Nick Gordon
National Post
July 10, 2002
The truth is that aid in the developing world is handled by thousands of micro-consultancies . . . which exist for one reason alone. They are there to maintain the Great Aid Lie.
Spot the Consultant is a favourite game of mine when I am working in Africa. It’s easy to play, mildly entertaining, and passes an idle evening alone in a bar in an end-of-the-line, ramshackle city.
Here are a few clues: consultants, who are largely white and drawn from the European Union and North America, always go round in twos and threes. You’ll find them at posh restaurants in Third World capitals, where the cost of the รก la carte menu is equal to a month’s wages for the locals. You’ll see them hunched over their table devouring lavish meals while complaining about the way the wine is kept; you’ll know them for sure by listening to their conversation, constructed around a relentless series of rants: about the people they work with, the organization that has dispatched them to this grim place, the inadequacies of their per diem, the shortcomings of the hotel, and the indignity of having to fly economy.
The set-up will be no different at the Barcelona AIDS conference, where Dr. Banu Khan, head of the Botswana AIDS Co-ordinating Agency, said his country faced extinction without further international help. One wonders how many suffering Africans might have been looked after if the money spent on the lavish conference had instead gone straight to them.
I have been a consultant in most parts of Africa and worked out what it is consultants actually do. To put it crudely, they come as part of the aid package. They are cogs in the great billion-dollar aid machine and their remit is to ensure aid is spent wisely and that governments do not rip off the money that comes their way.
In Zambia recently, my task was to see if an independent newspaper was viable: Could it be commercially successful? Was it managed well, and was its journalism truly objective? I was funded by the Westminster Foundation for Democracy, an organization based in London with close links to the Foreign and Commonwealth Office and both Houses of Parliament.
The paper, the Monitor, was well-managed and honestly run. A tough editor and a team of conscientious hacks produced a mordantly hard-hitting weekly that was not scared to take on a corrupt and venal government. The Monitor was just the sort of paper Zambia needed, delivering a weekly, well-aimed kick in the bloated establishment’s testicles. Nor was the Monitor cowed by authority: president, cabinet ministers, party bosses were all exposed.
The Monitor, though, would never succeed commercially. Hemorrhaging costs and low ad revenues meant the paper would not make it. The press that contract-printed the paper was like the other presses in Zambia – a wreck. The paper needed its own press. But there was no economic sense in spending US$250,000 on a press and printing just 10,000 copies a week.

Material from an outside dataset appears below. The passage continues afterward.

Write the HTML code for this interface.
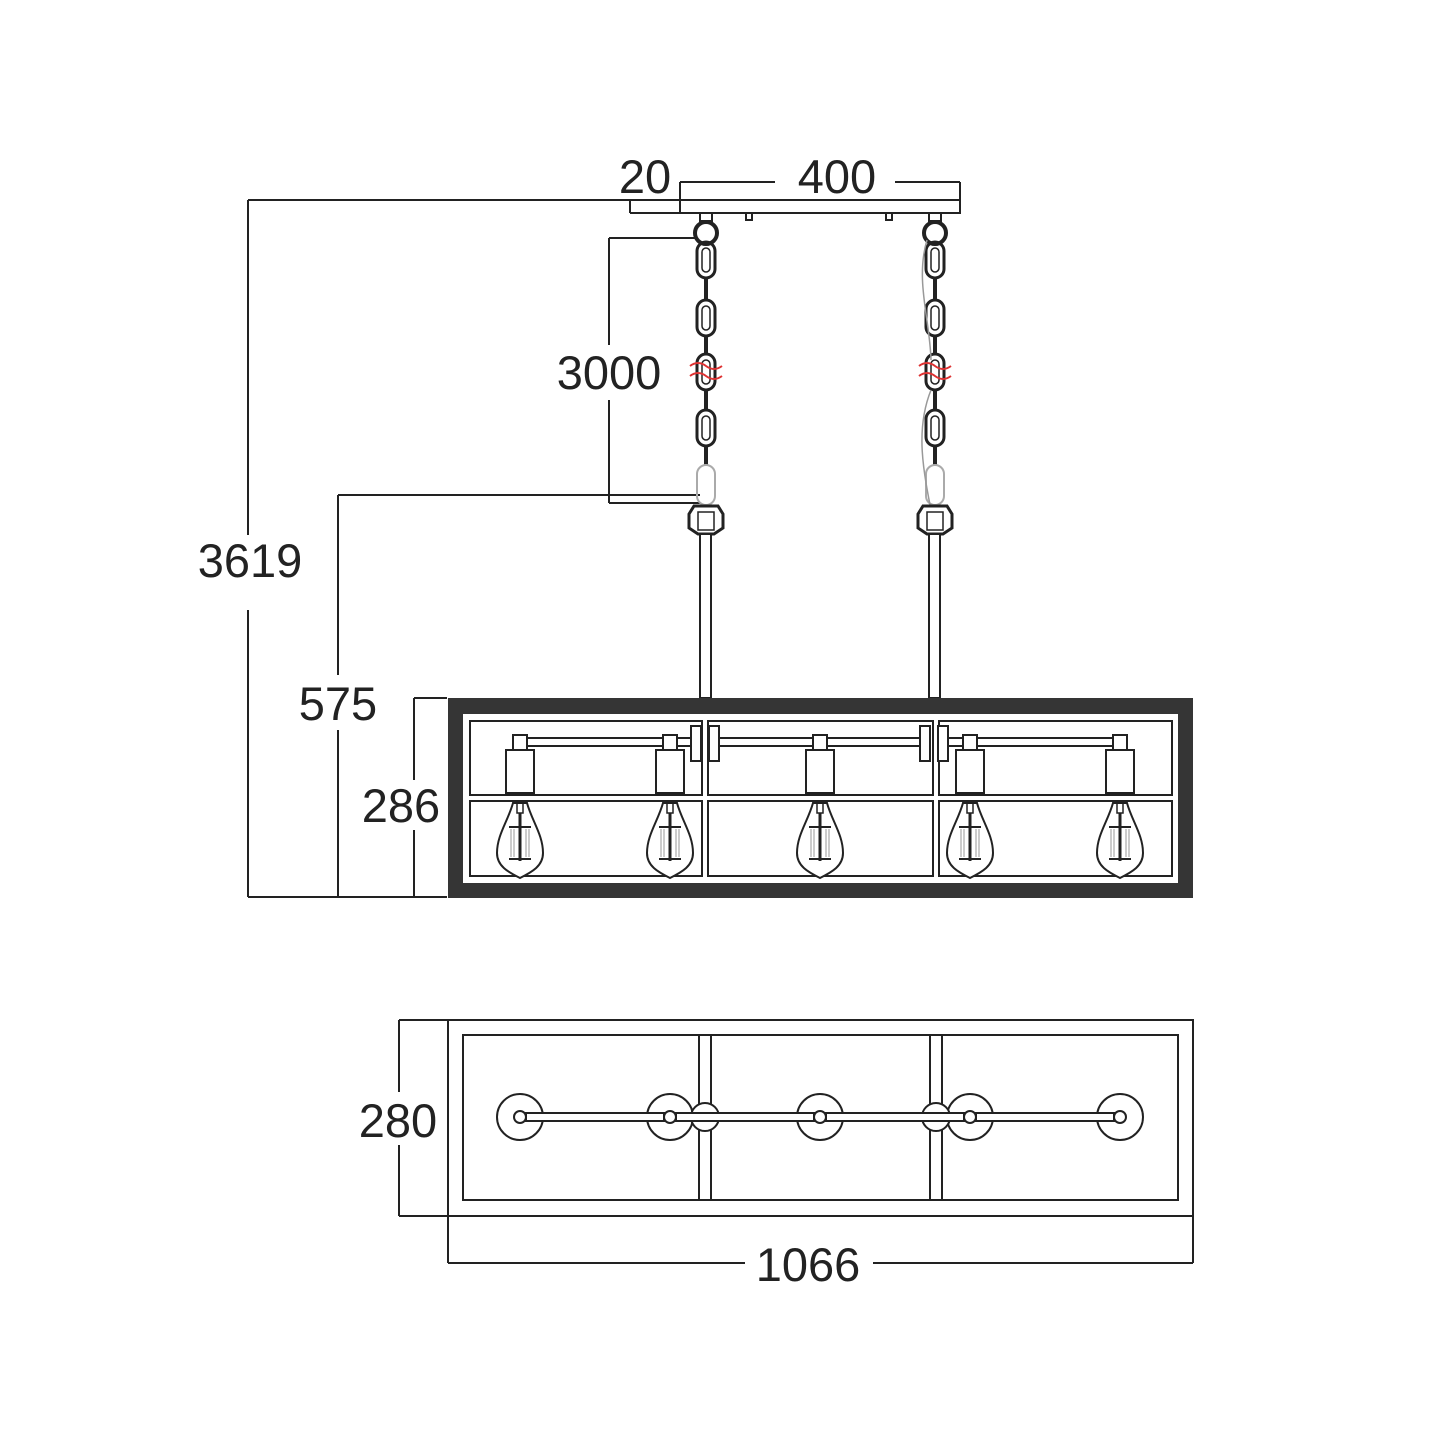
<!DOCTYPE html>
<html><head><meta charset="utf-8"><style>
html,body{margin:0;padding:0;background:#fff;}
svg{display:block}
text{font-family:"Liberation Sans",sans-serif;font-size:47px;fill:#222;}
</style></head><body>
<svg width="1445" height="1445" viewBox="0 0 1445 1445" xmlns="http://www.w3.org/2000/svg">
<defs>
<g id="link"><rect x="-9" y="-18" width="18" height="36" rx="9" fill="none" stroke="#222" stroke-width="3"/><rect x="-4" y="-12" width="8" height="24" rx="4" fill="none" stroke="#222" stroke-width="1.5"/></g>
<g id="sock">
<rect x="-7" y="-8" width="14" height="15" fill="#fff" stroke="#222" stroke-width="2"/>
<rect x="-14" y="7" width="28" height="43" fill="#fff" stroke="#222" stroke-width="2"/>
</g>
<g id="bulb">
<path d="M-7 0 L7 0 C12 18 23 32 23 50 C23 63 12 69 0 75 C-12 69 -23 63 -23 50 C-23 32 -12 18 -7 0 Z" fill="#fff" stroke="#222" stroke-width="2"/>
<rect x="-3" y="0" width="6" height="10" fill="none" stroke="#222" stroke-width="1.5"/>
<line x1="0" y1="10" x2="0" y2="58" stroke="#222" stroke-width="3"/>
<line x1="-11" y1="24" x2="11" y2="24" stroke="#222" stroke-width="2"/>
<line x1="-11" y1="56" x2="11" y2="56" stroke="#222" stroke-width="2"/>
<g stroke="#999" stroke-width="1"><line x1="-9" y1="26" x2="-9" y2="54"/><line x1="-6" y1="26" x2="-6" y2="54"/><line x1="6" y1="26" x2="6" y2="54"/><line x1="9" y1="26" x2="9" y2="54"/></g>
</g>
<g id="disc"><circle r="23" fill="#fff" stroke="#222" stroke-width="2"/><circle r="6" fill="#fff" stroke="#222" stroke-width="2"/></g>
</defs>
<g fill="none" stroke="#222" stroke-width="2">
<rect x="680" y="200" width="280" height="13"/>
<line x1="630" y1="200" x2="630" y2="213"/><line x1="630" y1="213" x2="680" y2="213"/>
<line x1="248" y1="200" x2="680" y2="200"/>
<rect x="746" y="213" width="6" height="7"/><rect x="886" y="213" width="6" height="7"/>
<line x1="680" y1="182" x2="680" y2="213"/><line x1="960" y1="182" x2="960" y2="213"/>
<line x1="680" y1="182" x2="775" y2="182"/><line x1="895" y1="182" x2="960" y2="182"/>
<line x1="248" y1="200" x2="248" y2="535"/><line x1="248" y1="610" x2="248" y2="897"/>
<line x1="248" y1="897" x2="447" y2="897"/>
<line x1="609" y1="238" x2="700" y2="238"/><line x1="609" y1="238" x2="609" y2="345"/><line x1="609" y1="400" x2="609" y2="503"/><line x1="609" y1="503" x2="700" y2="503"/>
<line x1="338" y1="495" x2="700" y2="495"/><line x1="338" y1="495" x2="338" y2="675"/><line x1="338" y1="730" x2="338" y2="897"/>
<line x1="414" y1="698" x2="447" y2="698"/><line x1="414" y1="698" x2="414" y2="780"/><line x1="414" y1="830" x2="414" y2="897"/>
</g>
<g>
<g transform="translate(706,0)">
<rect x="-6" y="213" width="12" height="8" fill="none" stroke="#222" stroke-width="2"/>
<circle cx="0" cy="233" r="11" fill="#fff" stroke="#222" stroke-width="4"/>
<use href="#link" transform="translate(0,260)"/>
<line x1="0" y1="278" x2="0" y2="300" stroke="#222" stroke-width="4"/>
<use href="#link" transform="translate(0,318)"/>
<line x1="0" y1="336" x2="0" y2="354" stroke="#222" stroke-width="4"/>
<use href="#link" transform="translate(0,372)"/>
<line x1="0" y1="390" x2="0" y2="410" stroke="#222" stroke-width="4"/>
<use href="#link" transform="translate(0,428)"/>
<line x1="0" y1="446" x2="0" y2="465" stroke="#222" stroke-width="4"/>
<rect x="-9" y="465" width="18" height="40" rx="9" fill="none" stroke="#aaa" stroke-width="2"/>
<path d="M-12 506 L12 506 L17 514 L17 528 L8 534 L-8 534 L-17 528 L-17 514 Z" fill="#fff" stroke="#222" stroke-width="3"/>
<rect x="-8" y="512" width="16" height="18" fill="none" stroke="#222" stroke-width="1.5"/>
<path d="M-16 366 q8 -6 16 0 t16 0 M-16 376 q8 -6 16 0 t16 0" fill="none" stroke="#d33" stroke-width="2"/>
</g>
<g transform="translate(935,0)">
<rect x="-6" y="213" width="12" height="8" fill="none" stroke="#222" stroke-width="2"/>
<circle cx="0" cy="233" r="11" fill="#fff" stroke="#222" stroke-width="4"/>
<use href="#link" transform="translate(0,260)"/>
<line x1="0" y1="278" x2="0" y2="300" stroke="#222" stroke-width="4"/>
<use href="#link" transform="translate(0,318)"/>
<line x1="0" y1="336" x2="0" y2="354" stroke="#222" stroke-width="4"/>
<use href="#link" transform="translate(0,372)"/>
<line x1="0" y1="390" x2="0" y2="410" stroke="#222" stroke-width="4"/>
<use href="#link" transform="translate(0,428)"/>
<line x1="0" y1="446" x2="0" y2="465" stroke="#222" stroke-width="4"/>
<rect x="-9" y="465" width="18" height="40" rx="9" fill="none" stroke="#aaa" stroke-width="2"/>
<path d="M-8 240 C-20 280 -5 320 -4 360 M-4 390 C-20 430 -12 470 -2 520" fill="none" stroke="#999" stroke-width="1.5"/>
<path d="M-12 506 L12 506 L17 514 L17 528 L8 534 L-8 534 L-17 528 L-17 514 Z" fill="#fff" stroke="#222" stroke-width="3"/>
<rect x="-8" y="512" width="16" height="18" fill="none" stroke="#222" stroke-width="1.5"/>
<path d="M-16 366 q8 -6 16 0 t16 0 M-16 376 q8 -6 16 0 t16 0" fill="none" stroke="#d33" stroke-width="2"/>
</g>
</g>
<rect x="700" y="534" width="11" height="164" fill="#fff" stroke="#222" stroke-width="2"/>
<rect x="929" y="534" width="11" height="164" fill="#fff" stroke="#222" stroke-width="2"/>
<rect x="448" y="698" width="745" height="200" fill="#353535"/>
<rect x="463" y="714" width="715" height="169" fill="#fff"/>
<g fill="none" stroke="#222" stroke-width="2">
<rect x="470" y="721" width="232" height="74"/><rect x="708" y="721" width="225" height="74"/><rect x="939" y="721" width="233" height="74"/>
<rect x="470" y="801" width="232" height="75"/><rect x="708" y="801" width="225" height="75"/><rect x="939" y="801" width="233" height="75"/>
</g>
<g fill="#fff" stroke="#222" stroke-width="2">
<rect x="527" y="738" width="166" height="8"/><rect x="719" y="738" width="207" height="8"/><rect x="946" y="738" width="174" height="8"/>
<rect x="691" y="726" width="10" height="35"/><rect x="709" y="726" width="10" height="35"/>
<rect x="920" y="726" width="10" height="35"/><rect x="938" y="726" width="10" height="35"/>
</g>
<use href="#sock" transform="translate(520,743)"/>
<use href="#sock" transform="translate(670,743)"/>
<use href="#sock" transform="translate(820,743)"/>
<use href="#sock" transform="translate(970,743)"/>
<use href="#sock" transform="translate(1120,743)"/>
<use href="#bulb" transform="translate(520,803)"/>
<use href="#bulb" transform="translate(670,803)"/>
<use href="#bulb" transform="translate(820,803)"/>
<use href="#bulb" transform="translate(970,803)"/>
<use href="#bulb" transform="translate(1120,803)"/>
<g fill="none" stroke="#222" stroke-width="2">
<rect x="448" y="1020" width="745" height="196"/>
<rect x="463" y="1035" width="715" height="165"/>
<rect x="699" y="1035" width="12" height="165"/><rect x="930" y="1035" width="12" height="165"/>
<line x1="399" y1="1020" x2="448" y2="1020"/><line x1="399" y1="1216" x2="448" y2="1216"/>
<line x1="399" y1="1020" x2="399" y2="1092"/><line x1="399" y1="1145" x2="399" y2="1216"/>
<line x1="448" y1="1216" x2="448" y2="1263"/><line x1="1193" y1="1216" x2="1193" y2="1263"/>
<line x1="448" y1="1263" x2="745" y2="1263"/><line x1="873" y1="1263" x2="1193" y2="1263"/>
</g>
<use href="#disc" transform="translate(520,1117)"/>
<use href="#disc" transform="translate(670,1117)"/>
<use href="#disc" transform="translate(820,1117)"/>
<use href="#disc" transform="translate(970,1117)"/>
<use href="#disc" transform="translate(1120,1117)"/>
<circle cx="705" cy="1117" r="14" fill="#fff" stroke="#222" stroke-width="2"/>
<circle cx="936" cy="1117" r="14" fill="#fff" stroke="#222" stroke-width="2"/>
<g fill="#fff" stroke="#222" stroke-width="2">
<rect x="526" y="1113" width="138" height="8"/><rect x="676" y="1113" width="138" height="8"/><rect x="826" y="1113" width="138" height="8"/><rect x="976" y="1113" width="138" height="8"/>
</g>
<text x="645" y="193" text-anchor="middle">20</text>
<text x="837" y="193" text-anchor="middle">400</text>
<text x="609" y="389" text-anchor="middle">3000</text>
<text x="250" y="577" text-anchor="middle">3619</text>
<text x="338" y="720" text-anchor="middle">575</text>
<text x="401" y="822" text-anchor="middle">286</text>
<text x="398" y="1137" text-anchor="middle">280</text>
<text x="808" y="1281" text-anchor="middle">1066</text>
</svg>
</body></html>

Then I learned that the World Bank was spending more than US$500-million on restructuring Zambian education: schools were going to be built and teachers trained. Of this sum, US$20.1-million had already been spent on the provision of text books and teaching materials. The World Bank Education Desk Officer, Clement Siamatowe, told me the initial loan amounted to US$40-million, with another US$60-million set aside for the three years up to 2004.
Mr. Siamatowe told me to go to the Ministry of Education, which handled the tranches of aid as they were released by the World Bank. Where did they get their text books from? “Mauritius, Zimbabwe, South Africa, the Seychelles, Singapore, Mexico, Europe, America.”
Do they print any books in Zambia? The official shook his head. “There is no press capable of doing it here.”
So US$20.1-million of World Bank money, of aid, had already gone, via the ministry, out of the country. As we talked, a minion brought in a fax. The official shook his head. “See here,” he said, waving the paper at me, “this is from Mauritius, a printer there. He says there will be a six-month delay in us getting these books.”
Would he like the books to be printed locally? “Of course,” he said, “provided they were competitively priced.”
I went away smiling and found a press capable of printing text books and a newspaper. The Monitor could be saved and would live to fight another set of corrupt politicans, and the millions of dollars that were earmarked for printing text books would circulate within Zambia.
But that was wishful thinking on my part. I wrote my report, submitted it in March 2001, followed it up with a visit to the Westminster Foundation for Democracy offices in London, and heard absolutely nothing. “We’re into small projects,” the WFD said. “This is too big for us.”
So, 15 months later, millions of dollars are still leaking out of Zambia, the delivery of text books is haphazard, the Monitor is just about limping along and, I suspect, no one in any relevant agency has even bothered to read the report.
This is one isolated case floating on a Sargasso Sea of consultancies that in itself is dependent upon an ocean of Western dollars. But the truth is that aid in the developing world is handled by thousands of micro-consultancies – like mine – which exist for one reason alone. They are there to maintain the Great Aid Lie, an expensive exercise in sophistry. Aid is doled out not for the sake of those it is aimed at, but for the sake of aid itself.